We presently observe the third most overvalued extreme in history based on the most reliable valuation measures we identify, in the presence of 1) the most extreme “overvalued, overbought, overbullish” syndrome we identify, and 2) explicitly deteriorating market internals. Based on a composite of measures best correlated with actual subsequent market returns across history, other two competing extremes were 1929 and 2000.
After more than three decades as a professional investor, it’s become clear that when investors are euphoric, they are incapable of recognizing euphoria itself.

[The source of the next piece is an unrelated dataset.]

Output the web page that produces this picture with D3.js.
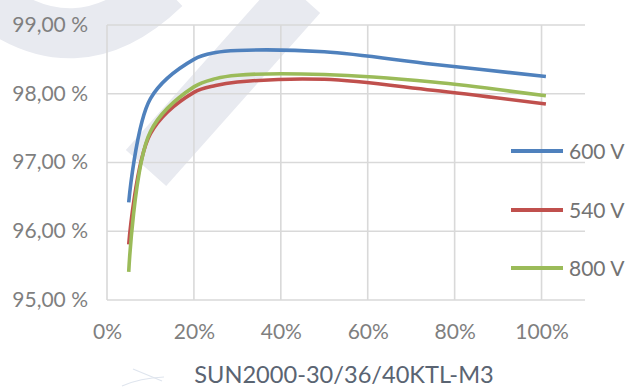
<!DOCTYPE html>
<html>
<head>
<meta charset="utf-8">
<script src="https://cdn.jsdelivr.net/npm/d3@7"></script>
<style>
  html, body { margin: 0; padding: 0; background: #ffffff; }
  svg { display: block; }
  text { font-family: Lato, "Open Sans", sans-serif; }
</style>
</head>
<body>
<svg id="chart" width="628" height="388"></svg>
<script>
// ---- data ----
const loads = [0.05, 0.10, 0.20, 0.25, 0.30, 0.50, 0.75, 1.01];
const seriesNames = ["600 V", "540 V", "800 V"];
const eff600 = [96.42, 97.93, 98.50, 98.60, 98.63, 98.61, 98.43, 98.25];
const eff540 = [95.81, 97.42, 98.02, 98.12, 98.17, 98.21, 98.05, 97.85];
const eff800 = [95.41, 97.45, 98.10, 98.22, 98.27, 98.28, 98.17, 97.97];
const seriesColors = ["#4F81BD", "#C0504D", "#9BBB59"];
const xTicks = [0, 0.2, 0.4, 0.6, 0.8, 1.0];
const yTicks = [95, 96, 97, 98, 99];
const chartTitle = "SUN2000-30/36/40KTL-M3";

const series = [eff600, eff540, eff800].map((vals, i) => ({
  name: seriesNames[i], color: seriesColors[i],
  points: vals.map((v, j) => ({ x: loads[j], y: v }))
}));

const svg = d3.select("#chart");
const plot = { left: 107, right: 585, top: 25, bottom: 300 };

const x = d3.scaleLinear().domain([0, 1.1]).range([plot.left, plot.right]);
const y = d3.scaleLinear().domain([95, 99]).range([plot.bottom, plot.top]);

// ---- watermark (background decoration) ----
const wm = svg.append("g").attr("fill", "none").attr("stroke", "#e8eaf0");
wm.append("path").attr("d", "M -20,-5 Q 75,75 165,-12").attr("stroke-width", 50);
wm.append("path").attr("d", "M 146,168 L 300,-5").attr("stroke-width", 54);
const sc = svg.append("g").attr("stroke", "#dfe5ee").attr("stroke-width", 1.2).attr("fill", "none");
sc.append("path").attr("d", "M 133,369 L 162,381");
sc.append("path").attr("d", "M 122,386 Q 140,378 164,377");

// ---- gridlines ----
const grid = svg.append("g");
grid.selectAll("line.h").data(yTicks).join("line")
  .attr("x1", plot.left).attr("x2", plot.right)
  .attr("y1", d => y(d)).attr("y2", d => y(d))
  .attr("stroke", "#d9d9d9").attr("stroke-width", 1.6);
grid.selectAll("line.v").data(xTicks).join("line")
  .attr("x1", d => x(d)).attr("x2", d => x(d))
  .attr("y1", plot.top).attr("y2", plot.bottom)
  .attr("stroke", "#d9d9d9").attr("stroke-width", 1.6);

// ---- axes ----
const fmtY = d => d3.format(".2f")(d).replace(".", ",") + " %";
const yAxis = d3.axisLeft(y).tickValues(yTicks).tickFormat(fmtY).tickSize(0).tickPadding(19);
const gy = svg.append("g").attr("transform", `translate(${plot.left},0)`).call(yAxis);
gy.select(".domain").remove();
gy.selectAll("text").attr("fill", "#7f7f7f").style("font-size", "21px").style("font-family", "Lato").attr("dy", "0.3em");

const xAxis = d3.axisBottom(x).tickValues(xTicks).tickFormat(d3.format(".0%")).tickSize(0).tickPadding(24);
const gx = svg.append("g").attr("transform", `translate(0,${plot.bottom})`).call(xAxis);
gx.select(".domain").remove();
gx.selectAll("text").attr("fill", "#7f7f7f").style("font-size", "21px").style("font-family", "Lato");

// ---- lines ----
const line = d3.line().x(d => x(d.x)).y(d => y(d.y)).curve(d3.curveCatmullRom.alpha(0.5));
svg.append("g").selectAll("path").data(series).join("path")
  .attr("d", d => line(d.points))
  .attr("fill", "none")
  .attr("stroke", d => d.color)
  .attr("stroke-width", 3.6)
  .attr("stroke-linejoin", "round");

// ---- legend ----
const legendY = [151, 210, 268];
const lg = svg.append("g").selectAll("g").data(series).join("g")
  .attr("transform", (d, i) => `translate(511,${legendY[i]})`);
lg.append("line").attr("x1", 0).attr("x2", 52).attr("y1", 0).attr("y2", 0)
  .attr("stroke", d => d.color).attr("stroke-width", 4.2);
lg.append("text").attr("x", 58).attr("y", 0).attr("dy", "0.36em")
  .attr("fill", "#737373").style("font-size", "21px").text(d => d.name);

// ---- title ----
svg.append("text").attr("x", 344).attr("y", 383).attr("text-anchor", "middle")
  .attr("fill", "#5a6472").style("font-size", "23.6px").text(chartTitle);
</script>
</body>
</html>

Presently, we hear inexplicable assertions that somehow euphoria hasn’t taken hold. Yet in addition to the third greatest valuation extreme in history for the market, the single greatest valuation extreme for the median stock, and expectations for economic growth that are inconsistent with basic arithmetic, both the 4-week average of advisory bullishness and the bull-bear spread are higher today than at either the 2000 or 2007 market peaks. In the recent half-cycle, extreme bullish sentiment and deteriorating market internals also preceded the near-20% decline in 2011, yet extreme bullish sentiment was also uneventful on a few occasions when interest rates were in the single digits and market internals were intact. That distinction is critical. The zero-rate “solvent” that allowed overvalued, overbought, overbullish extremes to detach from deteriorating market internals and downside risk is now gone, and investors should understand that subtlety.
Over a century ago, Charles Dow wrote “To know values is to comprehend the meaning of movements in the market.” To offer a long-term and full-cycle perspective of current market conditions, I published a chart last week of the ratio of nonfinancial market capitalization to corporate gross value added, including estimated foreign revenues (what I’ve called MarketCap/GVA), and a second chart relating that measure to the actual 12-year S&P 500 total returns that have followed.
From present valuation extremes, we expect 12-year S&P 500 total returns averaging just 0.8% annually,
with a likely interim market collapse over the completion of this cycle on the order of 50-60%.
Valuations are poor tools to gauge near-term market outcomes, but they are both invaluable and brutally honest about potential consequences over the complete market cycle.
They also offer a consistent framework to understand market fluctuations. Recall for example, my April 2007 estimate of a 40% loss to fair-value, and then following that 40% loss, my late-October 2008 comment observing that stocks had become undervalued. Over the complete market cycle, valuation is quite a strong suit for us.